On the charts, Splunk stock has been climbing higher, despite a notable summer pullback. In fact, it remains up almost 40% year-to-date. Supporting its losses has been not only the $95 level, but also the stock's 40-day trendline.

After a lengthy stretch above it, the shares are now within one standard deviation of this moving average. There have been seven similar signals of this kind in the past three years, after which SPLK went on to average a one-month gain of 5.26%, with 86% of those returns positive, per White. Another surge of this magnitude would put the shares back near $121.48 by this time next month.

Daily Chart of SPLK with 40MA

In the options pits, data from the International Securities Exchange (ISE), Chicago Board Options Exchange (CBOE), and NASDAQ OMX PHLX (PHLX) shows the stock with a 10-day call/put volume ratio of 3.46, ranking in the 79th annual percentile. This shows that during the past two weeks of trading, calls have been purchased over puts at a faster-than-usual pace.

Echoing this is the security's Schaeffer's put/call open interest ratio (SOIR) of 0.42, ranking in the 2nd percentile of its annual range. In other words, call open interest outweighs put open interest among contracts expiring within three months. What's more, during the past 10 days, the weekly 10/5 120- and 123-strike calls have seen the highest increase in open interest. 

Lastly, now seems to be an attractive time for near-term traders to hop onto SPLK with options.

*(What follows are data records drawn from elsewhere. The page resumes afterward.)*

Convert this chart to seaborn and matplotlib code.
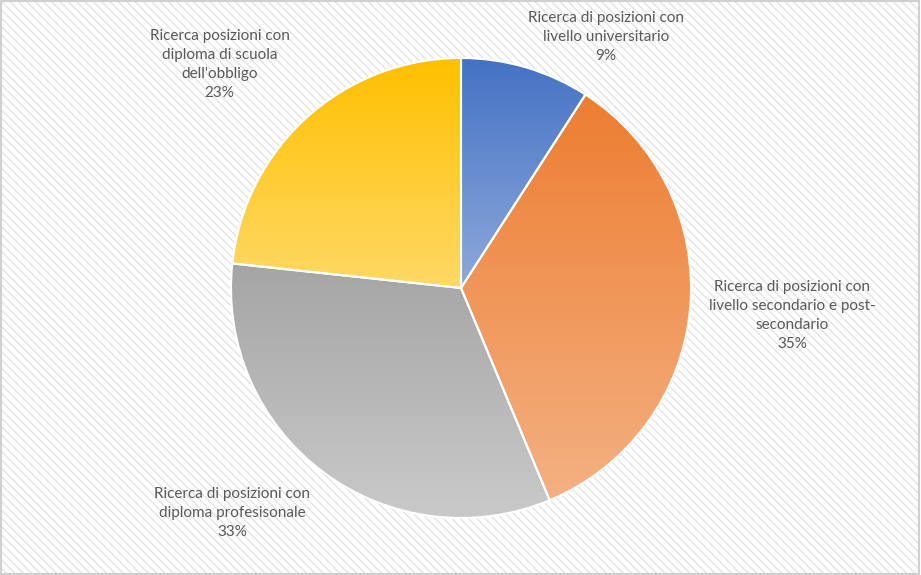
import numpy as np
import matplotlib
matplotlib.use("Agg")
import matplotlib.pyplot as plt
import seaborn as sns
from matplotlib.colors import LinearSegmentedColormap
from matplotlib.patches import Rectangle

sns.set_theme(style="white")
plt.rcParams['font.family'] = ['Lato', 'DejaVu Sans']
plt.rcParams['hatch.color'] = "#E4E4E4"
plt.rcParams['hatch.linewidth'] = 1.0

# data
categories = ["Ricerca di posizioni con\nlivello universitario",
              "Ricerca di posizioni con\nlivello secondario e post-\nsecondario",
              "Ricerca di posizioni con\ndiploma profesisonale",
              "Ricerca posizioni con\ndiploma di scuola\ndell'obbligo"]
values = [9.1, 34.6, 33.0, 23.3]
top_colors = ["#4472C4", "#ED7D31", "#A5A5A5", "#FFC000"]
bottom_colors = ["#8EA9DB", "#F4B183", "#CACACA", "#FFD966"]
# label anchor positions (in pie units)
label_pos = [(0.63, 1.09), (1.44, -0.12), (-0.995, -0.98), (-1.05, 0.97)]

fig = plt.figure(figsize=(9.21, 5.75), dpi=100)

# hatched background + frame
bg = Rectangle((0.002, 0.002), 0.996, 0.996, transform=fig.transFigure,
               facecolor="white", edgecolor="#E4E4E4", hatch="\\\\\\\\",
               linewidth=0, zorder=-2)
fig.patches.append(bg)
frame = Rectangle((0.001, 0.002), 0.997, 0.996, transform=fig.transFigure,
                  facecolor="none", edgecolor="#D0D0D0", linewidth=1.5, zorder=-1)
fig.patches.append(frame)

ax = fig.add_axes([231 / 921, 57 / 575, 460 / 921, 460 / 575])
ax.set_facecolor("none")

wedges, _ = ax.pie(values, startangle=90, counterclock=False, radius=1,
                   colors=top_colors,
                   wedgeprops=dict(edgecolor="white", linewidth=1.5))

for w, c0, c1 in zip(wedges, top_colors, bottom_colors):
    verts = w.get_path().vertices
    y0, y1 = verts[:, 1].min(), verts[:, 1].max()
    x0, x1 = verts[:, 0].min(), verts[:, 0].max()
    cmap = LinearSegmentedColormap.from_list("g", [c1, c0])
    grad = np.linspace(0, 1, 256).reshape(-1, 1)
    im = ax.imshow(grad, cmap=cmap, origin="lower", aspect="auto",
                   extent=[x0, x1, y0, y1], zorder=w.get_zorder() + 0.1)
    im.set_clip_path(w)
    w.set_facecolor("none")
    w.set_zorder(w.get_zorder() + 0.2)

total = sum(values)
for lab, v, (lx, ly) in zip(categories, values, label_pos):
    ax.text(lx, ly, f"{lab}\n{100 * v / total:.0f}%", ha="center", va="center",
            fontsize=11, color="#595959", linespacing=1.45, clip_on=False)

ax.set_xlim(-1, 1)
ax.set_ylim(-1, 1)
ax.set_aspect("equal")
ax.axis("off")

fig.savefig("out.png", dpi=100)
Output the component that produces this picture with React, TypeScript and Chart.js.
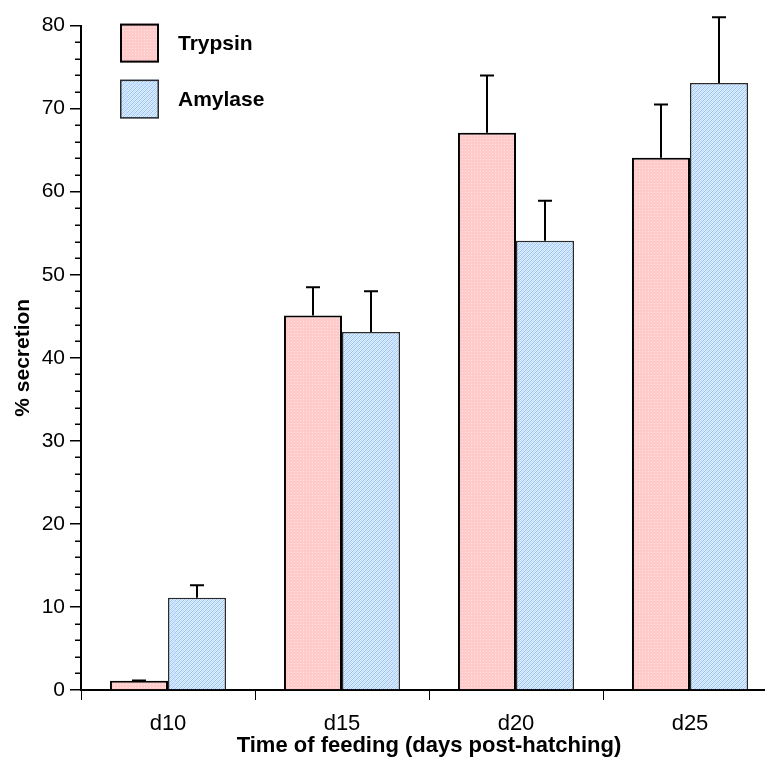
import React, { useEffect, useRef } from 'react';
import { Chart, registerables } from 'chart.js';

Chart.register(...registerables);

const categories = ['d10', 'd15', 'd20', 'd25'];
const seriesNames = ['Trypsin', 'Amylase'];
const trypsinValues = [1.1, 45.1, 67.1, 64.1];
const trypsinUpper = [1.15, 48.5, 74.0, 70.5];
const amylaseValues = [11.1, 43.1, 54.1, 73.1];
const amylaseUpper = [12.6, 48.0, 58.9, 81.0];
const yTickStep = 10;
const yMinorStep = 2;
const yMax = 80;

const FONT = "'Liberation Sans', Arial, Helvetica, sans-serif";

function makePattern(kind: 'dots' | 'hatch'): CanvasPattern | string {
  const c = document.createElement('canvas');
  c.width = kind === 'dots' ? 3 : 4;
  c.height = kind === 'dots' ? 3 : 4;
  const ctx = c.getContext('2d');
  if (!ctx) return kind === 'dots' ? '#ffd0d0' : '#d0e4fb';
  if (kind === 'dots') {
    ctx.fillStyle = 'rgb(255,202,202)';
    ctx.fillRect(0, 0, 3, 3);
    ctx.fillStyle = 'rgb(255,228,228)';
    ctx.fillRect(1, 1, 1, 1);
  } else {
    ctx.fillStyle = 'rgb(222,237,255)';
    ctx.fillRect(0, 0, 4, 4);
    ctx.fillStyle = 'rgb(150,196,250)';
    for (let i = 0; i < 4; i++) ctx.fillRect(3 - i, i, 1, 1);
    ctx.fillStyle = 'rgb(190,218,253)';
    for (let i = 0; i < 4; i++) ctx.fillRect((5 - i) % 4, i, 1, 1);
  }
  const p = ctx.createPattern(c, 'repeat');
  return p || '#ddd';
}

const upperByDataset = [trypsinUpper, amylaseUpper];

const errorBarPlugin = {
  id: 'errorBars',
  afterDatasetsDraw(chart: any) {
    const ctx = chart.ctx;
    const yScale = chart.scales.y;
    ctx.save();
    ctx.strokeStyle = '#000';
    ctx.lineWidth = 2;
    chart.data.datasets.forEach((_ds: any, di: number) => {
      const meta = chart.getDatasetMeta(di);
      meta.data.forEach((bar: any, i: number) => {
        const up = upperByDataset[di][i];
        const yTop = yScale.getPixelForValue(up);
        const yBar = bar.y;
        const x = Math.round(bar.x);
        ctx.beginPath();
        ctx.moveTo(x, yBar);
        ctx.lineTo(x, yTop);
        ctx.moveTo(x - 7, yTop);
        ctx.lineTo(x + 7, yTop);
        ctx.stroke();
      });
    });
    ctx.restore();
  },
};

const minorTickPlugin = {
  id: 'minorTicks',
  afterDraw(chart: any) {
    const ctx = chart.ctx;
    const yScale = chart.scales.y;
    const x0 = chart.chartArea.left;
    ctx.save();
    ctx.strokeStyle = '#000';
    ctx.lineWidth = 1.5;
    for (let v = yMinorStep; v < yMax; v += yMinorStep) {
      if (v % yTickStep === 0) continue;
      const py = Math.round(yScale.getPixelForValue(v)) + 0.25;
      ctx.beginPath();
      ctx.moveTo(x0 - 6, py);
      ctx.lineTo(x0, py);
      ctx.stroke();
    }
    ctx.restore();
  },
};

const legendPlugin = {
  id: 'customLegend',
  afterDraw(chart: any) {
    const ctx = chart.ctx;
    const area = chart.chartArea;
    ctx.save();
    chart.data.datasets.forEach((ds: any, i: number) => {
      const bx = area.left + 39;
      const by = area.top - 2 + i * 56;
      const size = 39;
      ctx.fillStyle = ds.backgroundColor;
      ctx.fillRect(bx, by, size, size);
      ctx.strokeStyle = ds.borderColor;
      ctx.lineWidth = ds.borderWidth;
      ctx.strokeRect(bx + ds.borderWidth / 2, by + ds.borderWidth / 2, size - ds.borderWidth, size - ds.borderWidth);
      ctx.fillStyle = '#000';
      ctx.font = `bold 21px ${FONT}`;
      ctx.textBaseline = 'middle';
      ctx.textAlign = 'left';
      ctx.fillText(ds.label, bx + 58, by + size / 2 + 1);
    });
    ctx.restore();
  },
};

export default function App() {
  const ref = useRef<HTMLCanvasElement | null>(null);

  useEffect(() => {
    document.body.style.overflow = 'hidden';
    if (!ref.current) return;
    const chart = new Chart(ref.current, {
      type: 'bar',
      data: {
        labels: categories,
        datasets: [
          {
            label: seriesNames[0],
            data: trypsinValues,
            backgroundColor: makePattern('dots') as any,
            borderColor: '#000',
            borderWidth: 2,
            categoryPercentage: 0.667,
            barPercentage: 1.0,
          },
          {
            label: seriesNames[1],
            data: amylaseValues,
            backgroundColor: makePattern('hatch') as any,
            borderColor: '#2a2a2a',
            borderWidth: 1.5,
            categoryPercentage: 0.667,
            barPercentage: 1.0,
          },
        ],
      },
      options: {
        animation: false,
        responsive: false,
        devicePixelRatio: 1,
        layout: { padding: { top: 16, right: 11, left: 0, bottom: 0 } },
        plugins: {
          legend: { display: false },
          tooltip: { enabled: false },
        },
        scales: {
          x: {
            type: 'category',
            offset: true,
            grid: {
              offset: true,
              drawOnChartArea: false,
              drawTicks: true,
              tickLength: 10,
              color: '#000',
              lineWidth: 1,
            },
            border: { display: true, color: '#000', width: 2 },
            ticks: {
              color: '#000',
              font: { family: FONT, size: 22 },
              padding: 11,
              maxRotation: 0,
            },
            title: {
              display: true,
              text: 'Time of feeding (days post-hatching)',
              color: '#000',
              font: { family: FONT, size: 22, weight: 'bold', lineHeight: 1.2 },
              padding: { top: 0, bottom: 5 },
            },
            afterFit: (s: any) => {
              s.height = 74;
            },
          },
          y: {
            min: 0,
            max: yMax,
            grid: {
              drawOnChartArea: false,
              drawTicks: true,
              tickLength: 11,
              color: '#000',
              lineWidth: 1.5,
            },
            border: { display: true, color: '#000', width: 2 },
            ticks: {
              stepSize: yTickStep,
              color: '#000',
              font: { family: FONT, size: 21 },
              padding: 5,
            },
            title: {
              display: true,
              text: '% secretion',
              color: '#000',
              font: { family: FONT, size: 21, weight: 'bold', lineHeight: 1.2 },
              padding: { top: 3, bottom: 0 },
            },
            afterFit: (s: any) => {
              s.width = 73;
            },
          },
        },
      },
      plugins: [errorBarPlugin, minorTickPlugin, legendPlugin],
    } as any);
    return () => chart.destroy();
  }, []);

  return (
    <div style={{ width: 765, height: 756, overflow: 'hidden' }}>
      <canvas ref={ref} width={780} height={756} style={{ display: 'block' }} />
    </div>
  );
}
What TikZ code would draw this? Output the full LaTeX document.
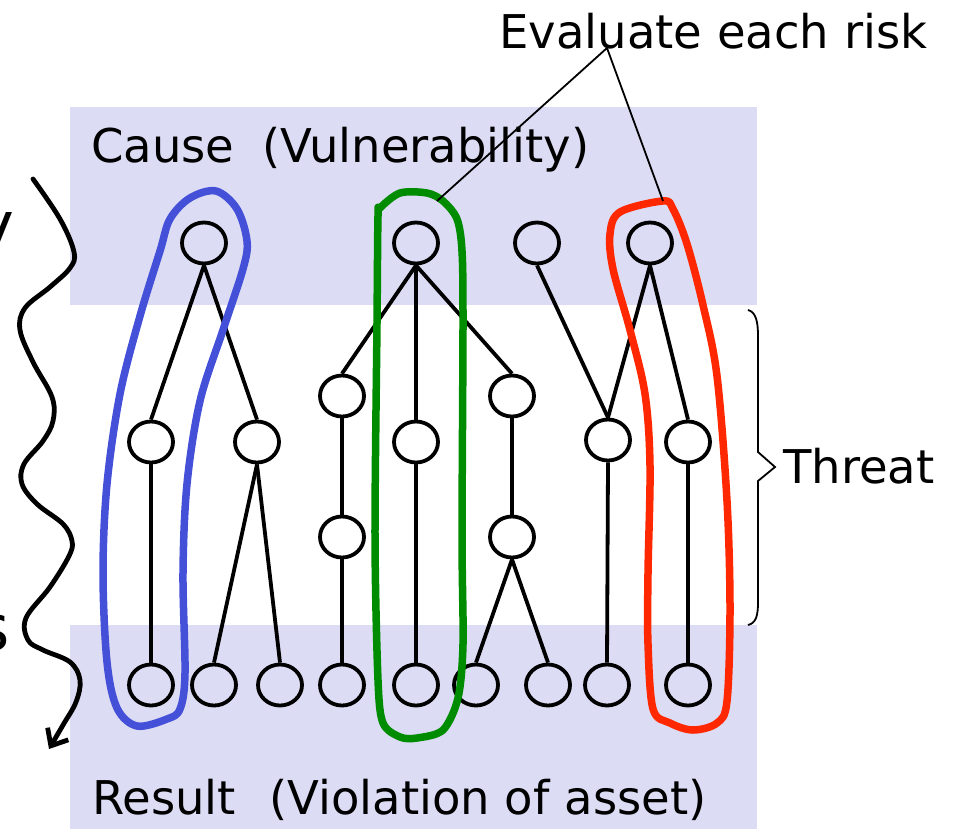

This is based on the security's Schaeffer's Volatility Index (SVI) of 36%, which sits in the low 27th annual percentile, indicating muted volatility expectations are being priced into short-term contracts. Plus, the security's Schaeffer's Volatility Scorecard (SVS) of 89 (out of 100) shows the software stock has tended to make larger-than-expected moves on the chart over the past year.